W.A.Mozart:”Fuor del mar” (Idomeneo); “Dies Bildnis ist bezaubernd schön” (Die Zauberflöte); “Si spande al sole in faccia” (Il Re pastore); “Il mio tesoro intanto” (Don Giovanni); “Del piu sublime soglio” (La Clemenza di Tito); “Se all’impero, amici Dei” (La Clemenza di Tito); “Un’aura amorosa” (Cosi fan tutte); “Ich baue ganz auf deine Stärke” (Die Entführung aus dem Serail); “Dalla sua pace” (Don Giovanni); Aria da concerto KV 431 “Misero! O sogno…Aura che intorno spiri” Juan Diego Florez (tenore), Orchestra La Scintilla, Riccardo Minasi (direttore). T.Time: 51′ 1 CD Sony 7415161
La frequentazione mozartiana di Juan Diego Florez è stata ancor meno che episodica riducendosi di fatto alla giovanile partecipazione al “Lucio Silla” diretto da Rousset; arriva ora questo CD che segna un nuovo interesse per il genio salisburghese nel quale, nonostante tutte le qualità di Florez ottimamente accompagnato da una compagine specializzata come La Scintilla diretta da Riccardo Minasi, traspare ancora una certa estraneità del tenore peruviano a questo linguaggio musicale.
La frequentazione mozartiana di Juan Diego Florez è stata ancor meno che episodica riducendosi di fatto alla giovanile partecipazione al “Lucio Silla” diretto da Rousset; arriva ora questo CD che segna un nuovo interesse per il genio salisburghese nel quale, nonostante tutte le qualità di Florez ottimamente accompagnato da una compagine specializzata come La Scintilla diretta da Riccardo Minasi, traspare ancora una certa estraneità del tenore peruviano a questo linguaggio musicale.
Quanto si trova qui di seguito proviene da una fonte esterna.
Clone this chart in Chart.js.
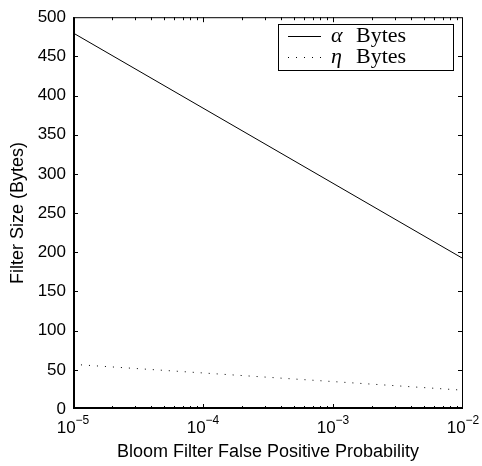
<!DOCTYPE html>
<html lang="en">
<head>
    <meta charset="UTF-8">
    <title>Bloom Filter Size</title>
    <script src="https://cdn.jsdelivr.net/npm/chart.js"></script>
    <style>
        html, body { margin: 0; padding: 0; background: #fff; }
        #wrap { width: 482px; height: 466px; }
    </style>
</head>
<body>
    <div id="wrap"><canvas id="sizeChart" width="482" height="466"></canvas></div>
    <script>
        // false positive probability (log axis) and filter sizes in bytes
        const probabilities = [1e-5, 1e-4, 1e-3, 1e-2];
        const alphaBytes = [480, 384, 288, 192];
        const etaBytes = [57, 46, 35, 24];
        const xTickExponents = [-5, -4, -3, -2];
        const legendNames = ['\u03b1', '\u03b7'];

        const sansFont = '"Liberation Sans", Arial, sans-serif';
        const serifFont = '"Liberation Serif", "Times New Roman", serif';

        // box, inward ticks on all four sides, x tick labels with exponents, legend
        const matlabAxes = {
            id: 'matlabAxes',
            afterDraw(chart) {
                const { ctx, chartArea: a, scales } = chart;
                const x = scales.x, y = scales.y;
                ctx.save();
                ctx.strokeStyle = '#000';
                ctx.lineWidth = 1;
                ctx.strokeRect(a.left + 0.5, a.top + 0.5, a.right - a.left - 1, a.bottom - a.top - 1);
                ctx.lineWidth = 2;
                ctx.beginPath();
                ctx.moveTo(a.left + 1, a.top);
                ctx.lineTo(a.left + 1, a.bottom - 1);
                ctx.lineTo(a.right, a.bottom - 1);
                ctx.stroke();

                ctx.lineWidth = 1;
                ctx.beginPath();
                // y ticks every 50
                for (let v = 50; v < 500; v += 50) {
                    const py = Math.round(y.getPixelForValue(v)) + 0.5;
                    ctx.moveTo(a.left, py); ctx.lineTo(a.left + 5, py);
                    ctx.moveTo(a.right, py); ctx.lineTo(a.right - 5, py);
                }
                // x major and minor log ticks
                for (let e = -5; e <= -2; e++) {
                    for (let m = 1; m <= 9; m++) {
                        const v = m * Math.pow(10, e);
                        if (v > 1e-2 * 1.0001) break;
                        const px = Math.round(x.getPixelForValue(v)) + 0.5;
                        if (px <= a.left + 1 || px >= a.right - 1) continue;
                        const len = m === 1 ? 5 : 3;
                        ctx.moveTo(px, a.bottom); ctx.lineTo(px, a.bottom - len);
                        ctx.moveTo(px, a.top); ctx.lineTo(px, a.top + len);
                    }
                }
                ctx.stroke();

                // x tick labels as 10^e
                ctx.fillStyle = '#000';
                ctx.textBaseline = 'alphabetic';
                xTickExponents.forEach(e => {
                    const px = x.getPixelForValue(Math.pow(10, e));
                    ctx.font = '17px ' + sansFont;
                    const baseW = ctx.measureText('10').width;
                    ctx.font = '12px ' + sansFont;
                    const sup = '\u2212' + Math.abs(e);
                    const supW = ctx.measureText(sup).width;
                    const left = px - (baseW + supW) / 2;
                    ctx.font = '17px ' + sansFont;
                    ctx.fillText('10', left, a.bottom + 24);
                    ctx.font = '12px ' + sansFont;
                    ctx.fillText(sup, left + baseW, a.bottom + 15);
                });

                // legend
                const lx = 278, ly = 24, lw = 175, lh = 46;
                ctx.fillStyle = '#fff';
                ctx.fillRect(lx, ly, lw, lh);
                ctx.strokeStyle = '#000';
                ctx.lineWidth = 1;
                ctx.strokeRect(lx + 0.5, ly + 0.5, lw, lh);
                chart.data.datasets.forEach((ds, i) => {
                    const rowY = ly + 12 + i * 21;
                    ctx.beginPath();
                    ctx.setLineDash(ds.borderDash || []);
                    ctx.moveTo(lx + 10, rowY + 0.5);
                    ctx.lineTo(lx + 43, rowY + 0.5);
                    ctx.stroke();
                    ctx.setLineDash([]);
                    ctx.fillStyle = '#000';
                    ctx.textBaseline = 'middle';
                    ctx.font = 'italic 22px ' + serifFont;
                    ctx.fillText(legendNames[i], lx + 53, rowY);
                    ctx.font = '22px ' + serifFont;
                    ctx.fillText('Bytes', lx + 78, rowY);
                });
                ctx.restore();
            }
        };

        new Chart(document.getElementById('sizeChart'), {
            type: 'line',
            data: {
                datasets: [
                    {
                        label: 'alpha Bytes',
                        data: probabilities.map((p, i) => ({ x: p, y: alphaBytes[i] })),
                        borderColor: '#000',
                        borderWidth: 1,
                        pointRadius: 0,
                        tension: 0
                    },
                    {
                        label: 'eta Bytes',
                        data: probabilities.map((p, i) => ({ x: p, y: etaBytes[i] })),
                        borderColor: '#000',
                        borderWidth: 1,
                        borderDash: [1, 7],
                        pointRadius: 0,
                        tension: 0
                    }
                ]
            },
            options: {
                responsive: false,
                animation: false,
                layout: { padding: { top: 15, right: 19, left: 0, bottom: 0 } },
                plugins: { legend: { display: false }, tooltip: { enabled: false } },
                scales: {
                    x: {
                        type: 'logarithmic',
                        min: 1e-5,
                        max: 1e-2,
                        grid: { display: false },
                        border: { display: false },
                        ticks: { display: false },
                        title: {
                            display: true,
                            text: 'Bloom Filter False Positive Probability',
                            color: '#000',
                            font: { family: sansFont, size: 18 },
                            padding: { top: 0, bottom: 3 }
                        },
                        afterFit(scale) { scale.height = 57; }
                    },
                    y: {
                        min: 0,
                        max: 500,
                        grid: { display: false, drawTicks: false },
                        border: { display: false },
                        ticks: {
                            stepSize: 50,
                            color: '#000',
                            padding: 7,
                            font: { family: sansFont, size: 17 }
                        },
                        title: {
                            display: true,
                            text: 'Filter Size (Bytes)',
                            color: '#000',
                            font: { family: sansFont, size: 18 },
                            padding: { top: 7, bottom: 0 }
                        },
                        afterFit(scale) { scale.width = 73; }
                    }
                }
            },
            plugins: [matlabAxes]
        });
    </script>
</body>
</html>
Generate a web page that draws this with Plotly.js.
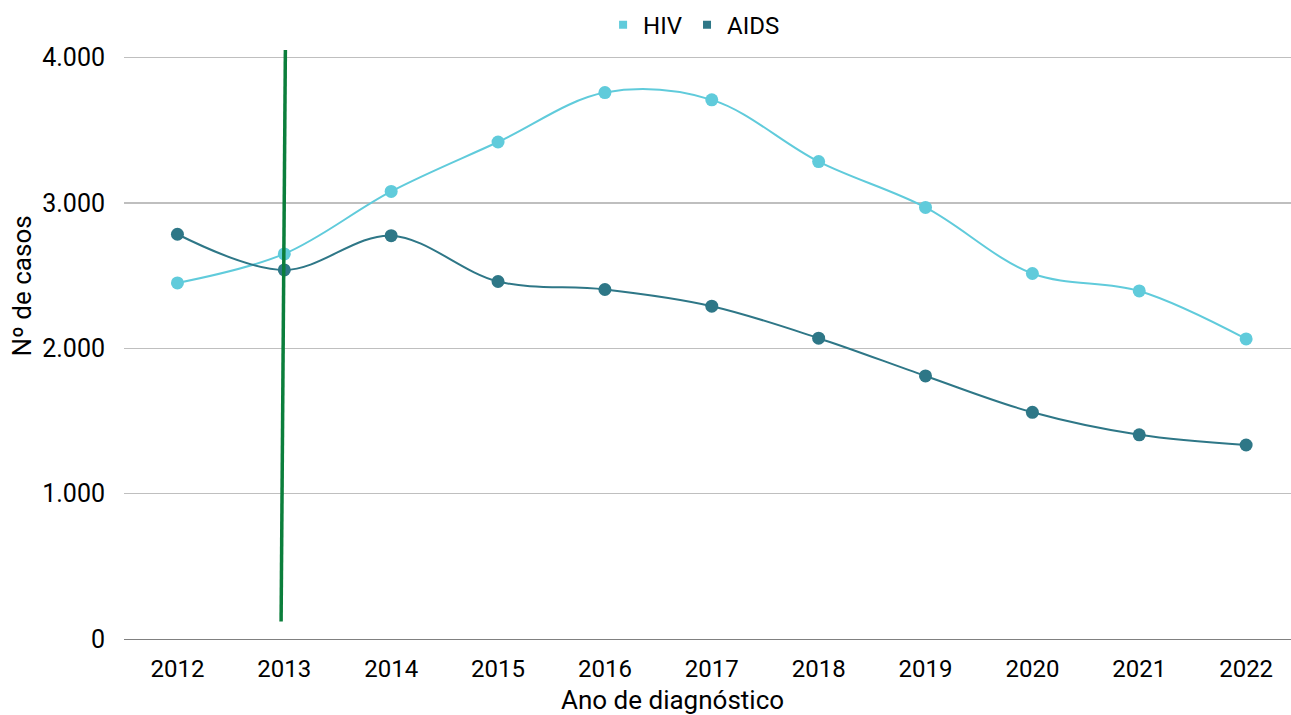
<!DOCTYPE html>
<html>
<head>
<meta charset="utf-8">
<script src="https://cdn.plot.ly/plotly-3.0.1.min.js"></script>
<style>
html,body{margin:0;padding:0;overflow:hidden;background:#fff;}
#chart{width:1291px;height:715px;}
</style>
</head>
<body>
<div id="chart"></div>
<script>
const years = ['2012','2013','2014','2015','2016','2017','2018','2019','2020','2021','2022'];
const hiv  = [2450, 2650, 3080, 3420, 3760, 3710, 3285, 2970, 2515, 2395, 2065];
const aids = [2785, 2540, 2775, 2460, 2405, 2290, 2070, 1810, 1560, 1405, 1335];
const seriesNames = ['HIV', 'AIDS'];
const colors = ['#60CBDB', '#2E7787'];
// hand-drawn marker line (category index, value)
const markerLineX = [1.01, 0.97];
const markerLineY = [4053, 120];

const font = 'Roboto, "Open Sans", sans-serif';

const traces = [
  {x: years, y: hiv, name: seriesNames[0], mode: 'lines+markers', type: 'scatter',
   line: {color: colors[0], width: 2, shape: 'spline', smoothing: 1},
   marker: {color: colors[0], size: 13}, showlegend: false, hoverinfo: 'x+y'},
  {x: years, y: aids, name: seriesNames[1], mode: 'lines+markers', type: 'scatter',
   line: {color: colors[1], width: 2, shape: 'spline', smoothing: 1},
   marker: {color: colors[1], size: 13}, showlegend: false, hoverinfo: 'x+y'},
  {x: [null], y: [null], name: seriesNames[0], mode: 'markers', type: 'scatter',
   marker: {color: colors[0], size: 8, symbol: 'square'}, showlegend: true},
  {x: [null], y: [null], name: seriesNames[1], mode: 'markers', type: 'scatter',
   marker: {color: colors[1], size: 8, symbol: 'square'}, showlegend: true}
];

const layout = {
  width: 1291, height: 715,
  margin: {l: 124, r: 0, t: 50, b: 76},
  paper_bgcolor: '#ffffff', plot_bgcolor: '#ffffff',
  separators: ',.',
  font: {family: font, size: 24, color: '#000000'},
  showlegend: true,
  legend: {orientation: 'h', x: 0.4885, xanchor: 'center', y: 1.0424, yanchor: 'middle',
           font: {family: font, size: 24, color: '#000'}, itemwidth: 30, tracegroupgap: 0,
           bgcolor: 'rgba(0,0,0,0)'},
  xaxis: {type: 'category', range: [-0.5, 10.42], showgrid: false, zeroline: false,
          showline: true, linecolor: '#808080', linewidth: 1.3,
          ticks: '', ticklabelstandoff: 8,
          tickfont: {family: font, size: 24, color: '#000'}},
  yaxis: {range: [0, 4053], tickvals: [0, 1000, 2000, 3000, 4000], tickformat: ',d',
          showgrid: true, gridcolor: '#BFBFBF', gridwidth: 1.3, zeroline: false,
          showline: false, ticks: '', ticklabelstandoff: 18,
          tickfont: {family: font, size: 25, color: '#000'}},
  shapes: [{type: 'line', xref: 'x', yref: 'y',
            x0: markerLineX[0], y0: markerLineY[0], x1: markerLineX[1], y1: markerLineY[1],
            line: {color: '#0B7E3B', width: 3.5}}],
  annotations: [
    {text: 'Ano de diagnóstico', xref: 'paper', yref: 'paper', x: 0.4696, y: -0.1036,
     xanchor: 'center', yanchor: 'middle', showarrow: false,
     font: {family: font, size: 26, color: '#000'}},
    {text: 'Nº de casos', xref: 'paper', yref: 'paper', x: -0.0874, y: 0.5985,
     xanchor: 'center', yanchor: 'middle', textangle: -90, showarrow: false,
     font: {family: font, size: 26, color: '#000'}}
  ]
};

Plotly.newPlot('chart', traces, layout, {displayModeBar: false, staticPlot: true});
</script>
</body>
</html>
Posta in apertura, “Fuor del mar” da “Idomeneo” eseguita nella versione completa di tutta la parte virtuosistica – con da capo variato – avrebbe tutto per esaltare le doti di Florez e infatti la sicurezza del canto è assoluta, la musicalità ineccepibile, gli acuti squillanti e sicurissimi e i passaggi di bravura, anche i più ardui, superati con una naturalezza che ha dell’inumano ma resta un sentore di costruito, di non autenticamente sentito, in quanto la voce manca un po’ di corpo per la parte ma è lo stesso gioco virtuosistico che sembra spinto troppo oltre, in un gusto della coloratura come espressione astratta di ideale perfezione, di una bravura che sa di autocompiacimento che tradisce una sensibilità più rossiniana che mozartiana. Per certi aspetti simili sono le considerazioni che si possono fare a riguardo di “Si spande al sole in faccia” da “Il re pastore” solo che la maggior convenzionalità del brano rende meno evidente la mancanza di sintonia innata. Tendono a prevalere la perfezione del canto e l’impeto dell’accento che rendono questo uno dei brani più riusciti della registrazione.
Più che per le parti serie la voce di Florez sarebbe perfetta per parti come Don Ottavio e Ferrando le cui arie sono eseguite con musicalità squisita e una cesellata perfezione che raramente ci è dato di ascoltare. Convince meno la scelta di variare in modo molto evidente le riprese, scelta forse filologicamente corretta ma che suona un po’ estranea all’ascoltatore non abituato. Soprattutto in “Il mio tesoro intanto” l’impressione è di un virtuosismo fin eccessivo con puntature in acuto splendide come esecuzione ma che lasciano più di una perplessità come scelte espressive. Più contenute le scelte fatte per le altre due arie, specie per “Un’ aura amoroso” che nell’estatico canto a fior di labbro di Florez si esalta di melanconica poesia.
Le arie di Tamino e Belmonte sono eseguite senza variazioni e in modo rigoroso secondo tradizione ma, se la voce di Florez è piacevole – nonostante non abbia certo lo splendore timbrico di alcuni storici interpreti – e il canto di cesellata raffinatezza, ancor maggiore è il senso di mancanza di idiomaticità sia stilistica che linguistica che testimonia la necessità di un ulteriore approfondimento.
Chiude il programma l’aria da concerto “Misero! O sogno…aura che intorno spiri” K431 dove Florez sembra sentirsi finalmente libero laciandosi andare al puro piacere di fare musica e – specie nella sezione conclusiva – al trionfo del canto di bravura ritrovando così una sincerità di espressione che manca negli ascolti operistici e che lo porta a cogliere a pieno il coloro quasi pre-romantico del brano.
Il risultato finale è un prodotto interessante anche se non pienamente compiuto che ci si augura possa essere un primo passo per un maggior approfondimento del repertorio mozartiano da parte di Florez e non uno scoglio destinato a restare isolato nel mare della carriera del tenore peruviano.